When in console mode, the L2 communicates with the IRU set with the select command to be the system console or global master. All input from the console is directed to that IRU. You can set and view the system console with the select command.

The L2 chooses an IRU as the default console in the following order of priority:

  • The IRU in the lowest numbered rack and slot, which has previously produced console output.

  • The IRU in the lowest numbered rack and slot.

The select command by itself shows the current console mode settings:

L2> select 
known system consoles (non-partitioned)

	001c01-L2 detected

current system console

console input: 001c01 CPU 0A
console output: not filtered

The following are ten common subchannels associated with console communications:

  • Subchannel 0A specifies Blade 0, CPU A.

  • Subchannel 0C specifies Blade 0 CPU C.

  • Subchannel 1A specifies Blade 1, CPU A.

  • Subchannel 1C specifies Blade 1, CPU C.

  • Subchannel 2A specifies Blade 2, CPU A.

  • Subchannel 2C specifies Blade 2, CPU C.

  • Subchannel 3A specifies Blade 3, CPU A.

  • Subchannel 3C specifies Blade 3, CPU C.

  • Subchannel console0 Blade 0 console subchannel.

  • Subchannel console1 Blade 1 console subchannel.

The select command output: “console input: 001c01 console0” shows that the L2 will send console input to IRU 001c01 blade 0 and the console subchannel will be used.

To change the IRU that will be the system console, use the select <rack>.<slot> command, where <rack> is the rack and <slot> is the slot where the IRU is located:

L2> select 1.1 
console input: 001c01 console
console output: no filtered
console detection: L2 detected

To change the subchannel used on the selected IRU, use the select subchannel <0A|0C|1A|1C> command. (Use the select subchannel console to select the current console as the subchannel of the IRU to be the system console.) For example, to select blade 1, CPU A as the subchannel of the IRU to be the system console, enter the following:

L2> select subchannel 1A
console input: 001c01 console CPU1A
console output: not filtered

During the boot process on a system with multiple CPUs, there is a window of time in which the CPUs are all producing output.
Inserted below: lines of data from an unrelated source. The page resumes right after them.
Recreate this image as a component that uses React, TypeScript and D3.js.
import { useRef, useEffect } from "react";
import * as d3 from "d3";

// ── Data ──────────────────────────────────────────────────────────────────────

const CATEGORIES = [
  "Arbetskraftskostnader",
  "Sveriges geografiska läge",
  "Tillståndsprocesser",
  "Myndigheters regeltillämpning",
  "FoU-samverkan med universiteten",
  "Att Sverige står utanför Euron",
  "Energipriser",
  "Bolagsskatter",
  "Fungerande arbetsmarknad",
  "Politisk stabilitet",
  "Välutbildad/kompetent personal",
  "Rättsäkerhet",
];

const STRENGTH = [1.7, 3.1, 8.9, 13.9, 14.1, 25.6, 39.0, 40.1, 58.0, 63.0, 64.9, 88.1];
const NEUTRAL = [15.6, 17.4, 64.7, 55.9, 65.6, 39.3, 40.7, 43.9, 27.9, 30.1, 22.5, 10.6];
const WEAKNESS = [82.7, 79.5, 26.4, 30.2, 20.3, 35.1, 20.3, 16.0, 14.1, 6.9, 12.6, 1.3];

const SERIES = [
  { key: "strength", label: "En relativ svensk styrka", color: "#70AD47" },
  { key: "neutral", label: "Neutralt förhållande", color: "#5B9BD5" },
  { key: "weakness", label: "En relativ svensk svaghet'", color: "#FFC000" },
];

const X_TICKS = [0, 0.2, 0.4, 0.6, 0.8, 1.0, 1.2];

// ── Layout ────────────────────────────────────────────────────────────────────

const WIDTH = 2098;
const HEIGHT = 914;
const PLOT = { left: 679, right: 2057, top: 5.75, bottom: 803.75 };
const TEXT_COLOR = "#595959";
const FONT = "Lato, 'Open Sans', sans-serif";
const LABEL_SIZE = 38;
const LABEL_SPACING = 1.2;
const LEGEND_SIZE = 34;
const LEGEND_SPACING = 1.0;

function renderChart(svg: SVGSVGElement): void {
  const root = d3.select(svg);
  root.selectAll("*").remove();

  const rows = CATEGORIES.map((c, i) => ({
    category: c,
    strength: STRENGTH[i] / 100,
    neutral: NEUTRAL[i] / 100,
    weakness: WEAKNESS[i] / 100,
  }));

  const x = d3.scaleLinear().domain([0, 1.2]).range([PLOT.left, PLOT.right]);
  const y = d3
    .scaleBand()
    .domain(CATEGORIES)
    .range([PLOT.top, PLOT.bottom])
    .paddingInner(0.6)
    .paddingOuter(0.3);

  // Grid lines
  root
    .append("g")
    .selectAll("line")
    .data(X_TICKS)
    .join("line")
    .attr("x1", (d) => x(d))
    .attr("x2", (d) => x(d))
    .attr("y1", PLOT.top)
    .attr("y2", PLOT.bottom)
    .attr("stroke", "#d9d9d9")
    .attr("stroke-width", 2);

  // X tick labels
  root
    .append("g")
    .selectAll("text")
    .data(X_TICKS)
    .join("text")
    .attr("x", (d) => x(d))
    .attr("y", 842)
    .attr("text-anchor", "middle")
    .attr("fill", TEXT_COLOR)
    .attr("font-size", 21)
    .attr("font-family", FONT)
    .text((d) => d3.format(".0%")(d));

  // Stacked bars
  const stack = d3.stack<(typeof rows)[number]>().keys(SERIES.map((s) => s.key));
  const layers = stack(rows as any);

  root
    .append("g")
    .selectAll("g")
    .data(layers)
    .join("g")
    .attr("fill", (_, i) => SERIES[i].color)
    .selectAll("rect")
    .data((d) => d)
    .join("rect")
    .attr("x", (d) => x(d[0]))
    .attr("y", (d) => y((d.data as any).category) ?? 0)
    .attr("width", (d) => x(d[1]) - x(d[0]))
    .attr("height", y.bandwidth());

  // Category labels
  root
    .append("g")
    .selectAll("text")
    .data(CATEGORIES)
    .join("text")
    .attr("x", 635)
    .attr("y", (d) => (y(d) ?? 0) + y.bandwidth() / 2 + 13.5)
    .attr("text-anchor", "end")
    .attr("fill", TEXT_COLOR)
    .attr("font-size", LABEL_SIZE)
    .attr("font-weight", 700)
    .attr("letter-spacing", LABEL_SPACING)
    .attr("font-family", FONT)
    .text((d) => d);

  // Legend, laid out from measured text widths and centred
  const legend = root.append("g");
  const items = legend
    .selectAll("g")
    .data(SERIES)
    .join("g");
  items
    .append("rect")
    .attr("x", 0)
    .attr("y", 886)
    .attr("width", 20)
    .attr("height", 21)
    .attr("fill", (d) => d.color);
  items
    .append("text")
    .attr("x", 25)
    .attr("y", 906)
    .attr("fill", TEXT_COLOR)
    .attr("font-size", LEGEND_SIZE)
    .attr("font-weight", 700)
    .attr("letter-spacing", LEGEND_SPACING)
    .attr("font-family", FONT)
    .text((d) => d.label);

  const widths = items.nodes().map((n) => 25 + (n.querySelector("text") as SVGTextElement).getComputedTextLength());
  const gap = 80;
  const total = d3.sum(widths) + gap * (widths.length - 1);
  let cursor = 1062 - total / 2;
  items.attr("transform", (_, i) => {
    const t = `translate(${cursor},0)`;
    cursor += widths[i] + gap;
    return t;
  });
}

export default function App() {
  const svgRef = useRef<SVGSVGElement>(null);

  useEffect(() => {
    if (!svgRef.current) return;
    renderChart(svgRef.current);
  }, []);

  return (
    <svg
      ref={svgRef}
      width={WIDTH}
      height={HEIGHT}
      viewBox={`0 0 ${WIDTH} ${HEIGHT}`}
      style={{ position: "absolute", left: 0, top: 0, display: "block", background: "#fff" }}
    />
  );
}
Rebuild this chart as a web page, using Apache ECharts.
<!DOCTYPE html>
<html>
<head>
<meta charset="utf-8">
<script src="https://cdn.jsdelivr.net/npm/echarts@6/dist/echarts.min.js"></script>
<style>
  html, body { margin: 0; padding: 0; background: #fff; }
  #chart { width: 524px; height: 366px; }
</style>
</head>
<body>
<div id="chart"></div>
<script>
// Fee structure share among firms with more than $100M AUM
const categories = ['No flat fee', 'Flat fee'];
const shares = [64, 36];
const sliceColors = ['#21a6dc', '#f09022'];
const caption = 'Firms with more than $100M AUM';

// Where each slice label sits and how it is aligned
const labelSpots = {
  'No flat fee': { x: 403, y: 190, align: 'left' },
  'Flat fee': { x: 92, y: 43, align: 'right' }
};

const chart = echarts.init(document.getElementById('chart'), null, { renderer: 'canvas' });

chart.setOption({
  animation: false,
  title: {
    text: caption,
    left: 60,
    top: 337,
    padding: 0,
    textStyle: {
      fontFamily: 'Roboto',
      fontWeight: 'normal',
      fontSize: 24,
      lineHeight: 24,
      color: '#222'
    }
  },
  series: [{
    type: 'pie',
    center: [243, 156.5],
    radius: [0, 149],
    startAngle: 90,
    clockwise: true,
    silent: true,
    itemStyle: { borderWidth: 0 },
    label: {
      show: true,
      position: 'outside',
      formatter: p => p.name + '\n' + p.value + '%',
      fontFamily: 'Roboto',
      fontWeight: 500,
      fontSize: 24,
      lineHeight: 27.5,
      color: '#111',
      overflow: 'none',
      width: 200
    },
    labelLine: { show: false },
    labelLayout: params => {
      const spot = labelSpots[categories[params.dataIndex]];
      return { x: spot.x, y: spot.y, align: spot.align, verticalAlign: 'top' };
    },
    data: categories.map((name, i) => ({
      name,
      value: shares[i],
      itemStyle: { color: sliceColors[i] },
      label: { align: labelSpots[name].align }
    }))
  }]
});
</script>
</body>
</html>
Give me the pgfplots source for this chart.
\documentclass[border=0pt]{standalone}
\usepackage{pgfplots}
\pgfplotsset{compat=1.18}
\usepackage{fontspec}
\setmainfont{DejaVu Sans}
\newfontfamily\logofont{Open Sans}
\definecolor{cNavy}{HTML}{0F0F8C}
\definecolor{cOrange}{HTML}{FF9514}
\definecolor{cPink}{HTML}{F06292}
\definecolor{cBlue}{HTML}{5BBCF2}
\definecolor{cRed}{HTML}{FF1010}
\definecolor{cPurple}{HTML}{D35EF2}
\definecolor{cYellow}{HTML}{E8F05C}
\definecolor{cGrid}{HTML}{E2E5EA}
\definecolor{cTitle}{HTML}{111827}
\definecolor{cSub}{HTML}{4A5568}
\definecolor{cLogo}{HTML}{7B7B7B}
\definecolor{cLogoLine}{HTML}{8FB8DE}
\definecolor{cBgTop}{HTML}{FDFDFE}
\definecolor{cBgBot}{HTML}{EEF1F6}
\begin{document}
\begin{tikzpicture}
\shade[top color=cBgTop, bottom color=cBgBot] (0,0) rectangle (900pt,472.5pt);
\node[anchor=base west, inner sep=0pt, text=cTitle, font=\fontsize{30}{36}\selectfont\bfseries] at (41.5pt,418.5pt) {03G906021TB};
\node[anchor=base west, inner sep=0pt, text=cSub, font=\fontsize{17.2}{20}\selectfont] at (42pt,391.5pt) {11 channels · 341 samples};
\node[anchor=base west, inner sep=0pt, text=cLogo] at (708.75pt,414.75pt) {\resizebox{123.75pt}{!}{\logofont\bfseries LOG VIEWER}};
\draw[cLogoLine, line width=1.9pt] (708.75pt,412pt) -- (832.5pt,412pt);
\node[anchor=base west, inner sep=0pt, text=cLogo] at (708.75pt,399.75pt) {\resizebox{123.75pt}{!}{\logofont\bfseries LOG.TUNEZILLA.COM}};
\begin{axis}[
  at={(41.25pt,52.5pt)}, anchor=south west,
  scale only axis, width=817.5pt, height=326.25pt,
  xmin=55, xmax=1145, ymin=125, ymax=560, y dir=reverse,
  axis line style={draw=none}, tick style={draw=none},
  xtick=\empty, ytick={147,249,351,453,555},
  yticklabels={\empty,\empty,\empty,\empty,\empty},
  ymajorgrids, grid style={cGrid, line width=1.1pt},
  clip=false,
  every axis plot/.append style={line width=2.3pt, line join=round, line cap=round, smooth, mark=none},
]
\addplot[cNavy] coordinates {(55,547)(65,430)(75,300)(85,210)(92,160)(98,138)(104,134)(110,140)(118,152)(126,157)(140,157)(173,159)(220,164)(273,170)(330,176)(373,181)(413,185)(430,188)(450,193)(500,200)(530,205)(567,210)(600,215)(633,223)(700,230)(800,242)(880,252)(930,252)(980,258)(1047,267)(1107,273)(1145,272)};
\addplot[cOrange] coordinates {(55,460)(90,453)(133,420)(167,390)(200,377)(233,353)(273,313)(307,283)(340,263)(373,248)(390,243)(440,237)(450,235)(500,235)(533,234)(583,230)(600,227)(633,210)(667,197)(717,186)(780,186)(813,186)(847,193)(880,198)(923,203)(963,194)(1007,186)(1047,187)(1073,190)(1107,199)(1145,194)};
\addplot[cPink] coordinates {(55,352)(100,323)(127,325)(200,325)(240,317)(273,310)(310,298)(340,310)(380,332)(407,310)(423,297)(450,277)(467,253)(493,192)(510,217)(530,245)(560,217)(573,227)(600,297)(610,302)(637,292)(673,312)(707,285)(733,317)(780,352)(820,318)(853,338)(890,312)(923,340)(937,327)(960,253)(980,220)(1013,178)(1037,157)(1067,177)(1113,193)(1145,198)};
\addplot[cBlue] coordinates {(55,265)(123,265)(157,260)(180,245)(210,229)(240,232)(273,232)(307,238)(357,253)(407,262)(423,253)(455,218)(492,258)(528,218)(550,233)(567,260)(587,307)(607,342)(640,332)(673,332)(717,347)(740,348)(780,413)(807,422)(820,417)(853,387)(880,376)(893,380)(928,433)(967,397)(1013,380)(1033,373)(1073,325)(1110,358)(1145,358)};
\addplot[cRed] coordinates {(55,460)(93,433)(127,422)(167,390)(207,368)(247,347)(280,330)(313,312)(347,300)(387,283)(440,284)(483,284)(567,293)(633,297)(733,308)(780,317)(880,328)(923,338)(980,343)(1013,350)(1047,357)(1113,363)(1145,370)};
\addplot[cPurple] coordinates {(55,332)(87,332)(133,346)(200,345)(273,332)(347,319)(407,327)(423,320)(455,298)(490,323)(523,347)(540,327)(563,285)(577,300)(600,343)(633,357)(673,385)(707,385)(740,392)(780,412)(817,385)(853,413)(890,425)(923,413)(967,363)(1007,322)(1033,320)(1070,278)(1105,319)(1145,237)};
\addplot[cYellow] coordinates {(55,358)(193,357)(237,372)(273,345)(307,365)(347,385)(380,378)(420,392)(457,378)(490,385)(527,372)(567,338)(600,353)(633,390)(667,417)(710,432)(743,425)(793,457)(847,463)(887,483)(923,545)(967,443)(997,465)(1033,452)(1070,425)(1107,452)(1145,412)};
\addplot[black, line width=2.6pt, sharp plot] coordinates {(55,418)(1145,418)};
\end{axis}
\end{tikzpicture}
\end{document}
This can result in a somewhat jumbled output from the L2. However, you can filter console output so that the L2 will show output from only the IRU chosen to receive console input. You can turn on filtering with the select filter on command and turn off filtering with the select filter off command.

If you attempt to communicate with an IRU chosen to receive console input but that is not responding, a time-out condition results:

L2> Ctrl+D 
entering console mode 001c01 CPU1A, <CTRL_T> to escape to L2

no response from 001c01 Junk bus CPU1A system not responding
no response from 001c01 Junk bus CPU1A system not responding

When this time-out condition occurs, either the IRU is hung or the subchannel is not correct.

L1 Mode From L2

In L1 mode, the prompt from a single L1 is visible, and all input is directed to that L1 command processor.

To enter L1 mode, enter the rack and a slot followed by l1:

L2> r 2 s 1 l1 

An alternate method is:

L2> 2.1 l1 
enterling L1 mode 001c01, <CTRL-T> to escape to L2
001c01-L1>

To return to L2 mode, press Ctrl+T:

001c01-L1> Ctrl+T 
escaping to L2 system controller, <CTRL-T> to send escape to L1
L2>

At this point, you can enter any L2 command. Once the command is executed, the L2 returns to L1 mode:

re-entering L1 mode 001c01, <CTRL-T> to escape to L2
001c01-L1>

To permanently engage the L2 mode, press Ctrl+T and enter the l2 command:

001c01-L1> Ctrl+T 
escaping to L2 system controller, <CTRL-T> to send escape to L1
L2> l2 
L2 command processor engaged, <CTRL-T> for console mode.

L2>

Upgrading L1 Firmware

The L1 firmware is currently distributed as part of the snxsc_firmware package. To determine which version of the package is installed on your system console, enter the following command:

$> rpm -q snxsc_firmware 

If the package is installed, the full package name (including the revision) is returned:

snxsc_firmware-1.18.3-1 

The L1 firmware binary and the utilities used to update it are stored in /usr/cpu/firmware/sysco.

Note that an Ethernet connection (LAN console option) is required to execute the commands described in this section. See “Console Hardware Requirements” and Figure 2-1 for descriptions of the hardware connections.

The L1 firmware consists of three parts:

  • Boot image

  • A image

  • B image

At boot time, the boot image validates the A and B image, and if it is not instructed otherwise, it executes the newer of the two images. Because the L1 is running one of the two images, the image not in use is the image that will be overwritten when the firmware is upgraded. You need to re-boot any L1 update either by power-cycling the IRU or by using the L1 command reboot_l1.

Typically, you will upgrade the firmware through the network connection from the LAN console workstation to the L1:

$> /usr/cpu/firmware/sysco/flashsc --12 10.1.1.1 -p /usr/cpu/firmware/sysco/l1.bin all 

This updates all the IRUs in the system. The -p at the end of the first line instructs the firmware to flash the proms in parallel.

You can update individual IRUs by replacing all with a rack and slot number:

$> /usr/cpu/firmware/sysco/flashsc --12 10.1.1.1 /usr/cpu/firmware/sysco/l1.bin 1.19 

This updates only the IRU in rack 1, slot 19.